REQUIRED WORK.
Below this line are records; write out exactly the lines from the one containing "Rebuild this chart" through the one containing "Chart.register(...registerables);", with the pictures left out.

** Begin TASK DATA **

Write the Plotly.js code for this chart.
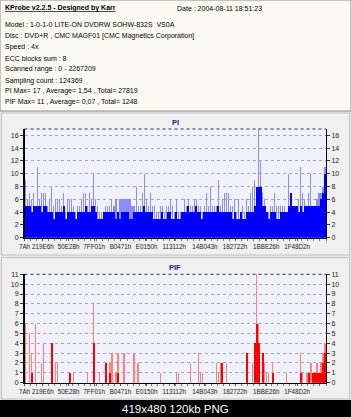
<!DOCTYPE html>
<html>
<head>
<meta charset="utf-8">
<script src="https://cdn.plot.ly/plotly-3.0.1.min.js"></script>
<style>html,body{margin:0;padding:0;background:#e9e9e9;}#chart{width:351px;height:417px;}</style>
</head>
<body>
<div id="chart"></div>
<script>
// ---- data ----
const scanStart = 0;
const scanEnd = 2267209;
const xTickLabels = ["7Ah","219E6h","50E28h","7FF01h","B0471h","E0150h","113112h","14B043h","182722h","1BBE26h","1F48D2h"];
const infoLines = [
  "Model : 1-0-1-0 LITE-ON DVDRW SOHW-832S  VS0A",
  "Disc : DVD+R , CMC MAGF01 [CMC Magnetics Corporation]",
  "Speed : 4x",
  "ECC blocks sum : 8",
  "Scanned range : 0 - 2267209",
  "Sampling count : 124369",
  "PI Max= 17 , Average= 1,54 , Total= 27819",
  "PIF Max= 11 , Average= 0,07 , Total= 1248"
];
// PI per display bin: peak values (thin spikes) and dense base level
const piPeak = [
  9,6,7,6,7,5,11,6,7,7, 7,5,6,8,5,6,6,6,5,7, 4,6,6,6,5,4,5,5,6,7, 7,5,7,6,10,6,5,4,4,4, 5,5,5,6,5,6,4,6,6,6,
  6,6,6,5,5,8,5,5,7,10, 6,5,7,5,5,4,4,5,5,4, 5,5,6,5,4,6,4,4,4,6, 5,6,5,5,6,6,5,5,4,5, 7,5,8,5,5,5,9,5,6,7,
  7,7,5,5,6,4,6,4,5,4, 6,5,7,8,9,8,17,12,7,6, 4,4,5,5,7,5,5,5,5,5, 4,10,7,5,5,5,6,11,7,6, 5,7,10,5,5,6,7,7,8,11
];
const piBase = [
  5,5,5,4,5,5,5,5,4,5, 5,4,4,4,3,4,4,4,4,5, 3,4,4,4,4,3,4,4,4,4, 5,4,4,5,5,4,3,3,3,4, 4,4,4,4,4,3,4,3,4,4,
  4,4,3,3,4,4,4,4,4,5, 4,4,4,4,3,3,3,3,4,3, 3,4,4,3,3,4,3,3,4,4, 4,5,4,4,4,5,4,4,3,4, 4,4,4,4,4,4,5,4,4,4,
  4,4,4,3,4,3,3,4,3,3, 4,4,4,4,5,8,8,8,5,5, 4,3,4,4,4,3,3,4,4,4, 4,5,7,5,5,5,4,5,4,5, 5,5,5,5,5,5,5,6,7,10
];
const pifPeak = [
  6,0,5,3,0,6,0,0,2,4, 0,0,0,4,0,2,2,0,0,0, 0,0,1,0,1,0,0,0,0,0, 0,1,0,0,8,0,0,1,0,0, 2,0,2,3,0,1,3,0,0,3,
  0,0,0,0,3,0,2,0,0,0, 0,0,0,0,0,0,0,1,0,0, 0,0,0,0,0,1,1,0,0,0, 0,0,2,0,0,0,3,1,1,0, 0,0,0,0,0,2,1,2,2,0,
  2,0,0,0,0,0,0,0,0,0, 3,0,0,2,4,11,6,0,3,2, 1,1,0,2,0,0,0,0,0,0, 1,0,0,0,0,0,0,3,1,0, 1,1,2,1,1,2,1,2,3,4
];
const pifBase = [
  0,0,0,1,0,0,0,0,0,0, 0,0,0,4,0,0,0,0,0,0, 0,0,1,0,0,0,0,0,0,0, 0,0,0,0,4,0,0,0,0,0, 2,0,1,0,0,0,1,0,0,0,
  0,0,0,0,0,0,0,0,0,0, 0,0,0,0,0,0,0,0,0,0, 0,0,0,0,0,0,0,0,0,0, 0,0,0,0,0,0,0,0,0,0, 0,0,0,0,0,0,0,0,2,0,
  0,0,0,0,0,0,0,0,0,0, 3,0,0,0,4,6,4,0,3,0, 0,0,0,1,0,0,0,0,0,0, 0,0,0,0,0,0,0,1,0,0, 0,1,0,1,1,1,1,1,2,3
];

// ---- layout helpers ----
const W = 351, H = 417;
const px = v => v / W;
const py = v => 1 - v / H;
const nBins = piPeak.length;
const step = (scanEnd - scanStart) / nBins;
const xs = piPeak.map((_, i) => scanStart + (i + 0.5) * step);
const tickVals = xTickLabels.map(s => parseInt(s.replace('h', ''), 16));

const FONT = "Liberation Sans, Arial, sans-serif";
const xDom = [px(24.5), px(326)];
const piDom = [py(237.7), py(129)];
const pifDom = [py(382.7), py(274.3)];

function bars(y, color, frac, xa, ya) {
  return {type: 'bar', x: xs, y: y, width: step * frac, xaxis: xa, yaxis: ya,
    marker: {color: color, line: {width: 0}}, hoverinfo: 'skip', showlegend: false};
}

const traces = [
  bars(piPeak, '#8c8cff', 0.55, 'x', 'y'),
  bars(piBase, '#0000ff', 1.0, 'x', 'y'),
  bars(pifPeak, '#ff8080', 0.6, 'x2', 'y3'),
  bars(pifBase, '#ff0000', 1.0, 'x2', 'y3')
];

function xAxis(anchor) {
  return {domain: xDom, anchor: anchor, range: [scanStart, scanEnd], tickmode: 'array',
    tickvals: tickVals, ticktext: xTickLabels, tickangle: 0, ticks: 'outside', ticklen: 2, tickcolor: '#555',
    showline: true, linecolor: '#000', linewidth: 1.5, showgrid: false, zeroline: false,
    tickfont: {family: FONT, size: 6.3, color: '#222'}, fixedrange: true,
    minor: {ticks: 'outside', ticklen: 2, dtick: scanEnd / 50, tickcolor: '#777', showgrid: false}};
}
function yAxis(dom, max, dtick, side, overlay, anchor) {
  const a = {domain: dom, range: [0, max], dtick: dtick, tick0: 0, side: side, anchor: anchor,
    ticks: 'outside', ticklen: 3, tickcolor: '#333', showline: true, linecolor: '#000',
    linewidth: side === 'left' ? 1.5 : 1, zeroline: false, fixedrange: true,
    tickfont: {family: FONT, size: 7, color: '#222'},
    showgrid: side === 'left', gridcolor: '#a8a8a8', griddash: 'dot', gridwidth: 1};
  if (overlay) a.overlaying = overlay;
  return a;
}

const shapes = [
  {type: 'rect', xref: 'paper', yref: 'paper', x0: 0, x1: 1, y0: py(0), y1: py(111),
    fillcolor: '#fbfbf3', line: {color: '#8a8a8a', width: 1}, layer: 'below'},
  {type: 'rect', xref: 'paper', yref: 'paper', x0: px(1.5), x1: px(349.5), y0: py(113), y1: py(255),
    fillcolor: '#f0f0f0', line: {color: '#c4c4c4', width: 1}, layer: 'below'},
  {type: 'rect', xref: 'paper', yref: 'paper', x0: px(1.5), x1: px(349.5), y0: py(257.5), y1: py(399),
    fillcolor: '#f0f0f0', line: {color: '#c4c4c4', width: 1}, layer: 'below'},
  {type: 'rect', xref: 'paper', yref: 'paper', x0: xDom[0], x1: xDom[1], y0: piDom[0], y1: piDom[1],
    fillcolor: '#f1f1fd', line: {width: 0}, layer: 'below'},
  {type: 'rect', xref: 'paper', yref: 'paper', x0: xDom[0], x1: xDom[1], y0: pifDom[0], y1: pifDom[1],
    fillcolor: '#f1f1fd', line: {width: 0}, layer: 'below'},
  {type: 'line', xref: 'paper', yref: 'paper', x0: xDom[0], x1: xDom[1], y0: piDom[1], y1: piDom[1],
    line: {color: '#333', width: 1, dash: 'dot'}},
  {type: 'line', xref: 'paper', yref: 'paper', x0: xDom[0], x1: xDom[1], y0: pifDom[1], y1: pifDom[1],
    line: {color: '#333', width: 1, dash: 'dot'}},
  {type: 'rect', xref: 'paper', yref: 'paper', x0: 0, x1: 1, y0: 0, y1: py(400),
    fillcolor: '#000000', line: {width: 0}, layer: 'above'}
];

const annotations = [
  {text: '<b><u>KProbe v2.2.5 - Designed by Karr</u></b>', x: px(3), y: py(8.5), xanchor: 'left', yanchor: 'middle',
    font: {family: FONT, size: 7, color: '#000'}},
  {text: 'Date : 2004-08-11 18:51:23', x: px(175), y: py(8.5), xanchor: 'left', yanchor: 'middle',
    font: {family: FONT, size: 7, color: '#000'}},
  {text: '<b>PI</b>', x: px(175), y: py(123), xanchor: 'center', yanchor: 'middle',
    font: {family: FONT, size: 7.5, color: '#1c1c8a'}},
  {text: '<b>PIF</b>', x: px(175), y: py(267), xanchor: 'center', yanchor: 'middle',
    font: {family: FONT, size: 7.5, color: '#1c1c8a'}},
  {text: '419x480 120kb PNG', x: px(175), y: py(409), xanchor: 'center', yanchor: 'middle',
    font: {family: FONT, size: 11.5, color: '#ffffff'}}
];
const lineY = [25, 36, 47, 58, 69.5, 80.5, 91.5, 102];
infoLines.forEach((t, i) => annotations.push({text: t, x: px(3), y: py(lineY[i]), xanchor: 'left',
  yanchor: 'middle', font: {family: FONT, size: 7, color: '#000'}}));
annotations.forEach(a => { a.xref = 'paper'; a.yref = 'paper'; a.showarrow = false; });

const layout = {
  width: W, height: H, margin: {l: 0, r: 0, t: 0, b: 0, autoexpand: false},
  paper_bgcolor: '#e9e9e9', plot_bgcolor: 'rgba(0,0,0,0)', barmode: 'overlay', bargap: 0,
  showlegend: false,
  xaxis: xAxis('y'),
  yaxis: yAxis(piDom, 17, 2, 'left', null, 'x'),
  yaxis2: yAxis(piDom, 17, 2, 'right', 'y', 'x'),
  xaxis2: xAxis('y3'),
  yaxis3: yAxis(pifDom, 11, 1, 'left', null, 'x2'),
  yaxis4: yAxis(pifDom, 11, 1, 'right', 'y3', 'x2'),
  shapes: shapes, annotations: annotations
};
// empty traces so the right-side axes are drawn
traces.push({type: 'scatter', x: [], y: [], xaxis: 'x', yaxis: 'y2', showlegend: false});
traces.push({type: 'scatter', x: [], y: [], xaxis: 'x2', yaxis: 'y4', showlegend: false});

Plotly.newPlot('chart', traces, layout, {staticPlot: true, displayModeBar: false});
</script>
</body>
</html>
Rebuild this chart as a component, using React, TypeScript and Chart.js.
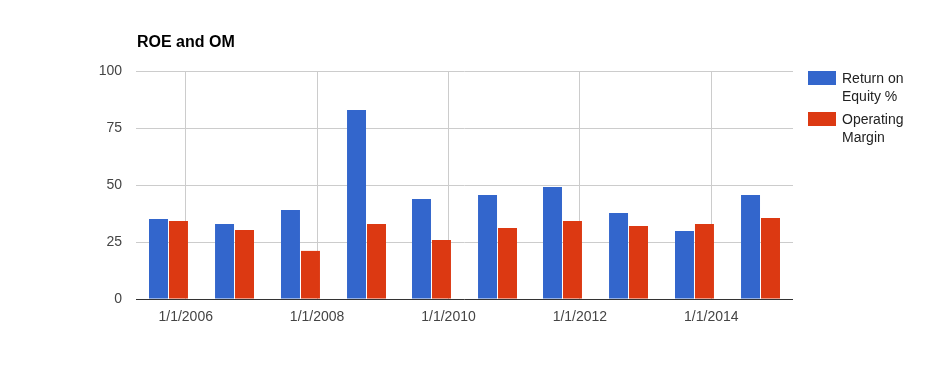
import React, { useEffect, useRef } from 'react';
import { Chart, registerables } from 'chart.js';

Chart.register(...registerables);

const chartTitle = 'ROE and OM';
// fiscal period ends, as fractional years
const periodEnds = [2005.738, 2006.743, 2007.747, 2008.752, 2009.741, 2010.746, 2011.735, 2012.74, 2013.744, 2014.749];
const returnOnEquity = [35.1, 32.9, 39.0, 82.9, 43.9, 45.6, 49.1, 37.7, 29.8, 45.6];
const operatingMargin = [34.2, 30.3, 21.1, 32.9, 25.9, 31.1, 34.2, 32.0, 32.9, 35.5];
const seriesLabels = [
  ['Return on', 'Equity %'],
  ['Operating', 'Margin'],
];
const seriesColors = ['#3366CC', '#DC3912'];
const xTickYears = [2006, 2008, 2010, 2012, 2014];
const yTickValues = [0, 25, 50, 75, 100];

const FONT = "Arial, 'Liberation Sans', sans-serif";

const decorPlugin = {
  id: 'decor',
  afterDatasetsDraw(chart: any) {
    const { ctx, chartArea, scales } = chart;
    const y0 = Math.round(scales.y.getPixelForValue(0)) + 0.5;
    ctx.save();
    ctx.strokeStyle = '#333333';
    ctx.lineWidth = 1;
    ctx.beginPath();
    ctx.moveTo(chartArea.left, y0);
    ctx.lineTo(chartArea.right, y0);
    ctx.stroke();
    ctx.restore();
  },
  afterDraw(chart: any) {
    const { ctx, chartArea } = chart;
    ctx.save();
    // title
    ctx.fillStyle = '#000000';
    ctx.font = `bold 16px ${FONT}`;
    ctx.textAlign = 'left';
    ctx.textBaseline = 'alphabetic';
    ctx.fillText(chartTitle, chartArea.left + 1, chartArea.top - 24.5);
    // legend
    ctx.font = `14px ${FONT}`;
    chart.data.datasets.forEach((ds: any, i: number) => {
      const top = chartArea.top + i * 41;
      const sx = chartArea.right + 15;
      ctx.fillStyle = ds.backgroundColor;
      ctx.fillRect(sx, top, 28, 14);
      ctx.fillStyle = '#222222';
      (ds.legendLines as string[]).forEach((line, j) => {
        ctx.fillText(line, sx + 34, top + 12.3 + j * 18);
      });
    });
    ctx.restore();
  },
};

export default function App() {
  const ref = useRef<HTMLCanvasElement | null>(null);

  useEffect(() => {
    document.body.style.margin = '0';
    const canvas = ref.current;
    if (!canvas) return;
    const chart = new Chart(canvas, {
      type: 'bar',
      data: {
        datasets: [returnOnEquity, operatingMargin].map((vals, i) => ({
          label: seriesLabels[i].join(' '),
          legendLines: seriesLabels[i],
          data: vals.map((v, k) => ({ x: periodEnds[k], y: v })),
          backgroundColor: seriesColors[i],
          borderWidth: 0,
          categoryPercentage: 0.615,
          barPercentage: 0.95,
        })) as any,
      },
      options: {
        animation: false,
        responsive: false,
        devicePixelRatio: 1,
        layout: { padding: { top: 71, right: 136, left: 0, bottom: 0 } },
        plugins: {
          legend: { display: false },
          title: { display: false },
          tooltip: { enabled: false },
        },
        scales: {
          x: {
            type: 'linear',
            min: 2005.2435,
            max: 2015.2435,
            offset: false,
            afterFit: (s: any) => {
              s.height = 72;
            },
            afterBuildTicks: (s: any) => {
              s.ticks = xTickYears.map((v) => ({ value: v }));
            },
            grid: { color: '#cccccc', drawTicks: false, lineWidth: 1, offset: false },
            border: { display: false },
            ticks: {
              autoSkip: false,
              maxRotation: 0,
              padding: 10,
              color: '#444444',
              font: { family: FONT, size: 14 },
              callback: (v: any) => '1/1/' + v,
            },
          },
          y: {
            min: 0,
            max: 100,
            afterFit: (s: any) => {
              s.width = 136;
            },
            afterBuildTicks: (s: any) => {
              s.ticks = yTickValues.map((v) => ({ value: v }));
            },
            grid: { color: '#cccccc', drawTicks: false, lineWidth: 1 },
            border: { display: false },
            ticks: {
              padding: 14,
              color: '#444444',
              font: { family: FONT, size: 14 },
            },
          },
        },
      },
      plugins: [decorPlugin],
    });
    return () => chart.destroy();
  }, []);

  return (
    <div style={{ width: 929, height: 371, overflow: 'hidden', background: '#ffffff' }}>
      <canvas ref={ref} width={929} height={371} style={{ display: 'block', width: 929, height: 371 }} />
    </div>
  );
}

** End TASK DATA **

REPLY TO THE EXERCISE.
Rebuild this chart as a component, using React, TypeScript and Chart.js.
import React, { useEffect, useRef } from 'react';
import { Chart, registerables } from 'chart.js';

Chart.register(...registerables);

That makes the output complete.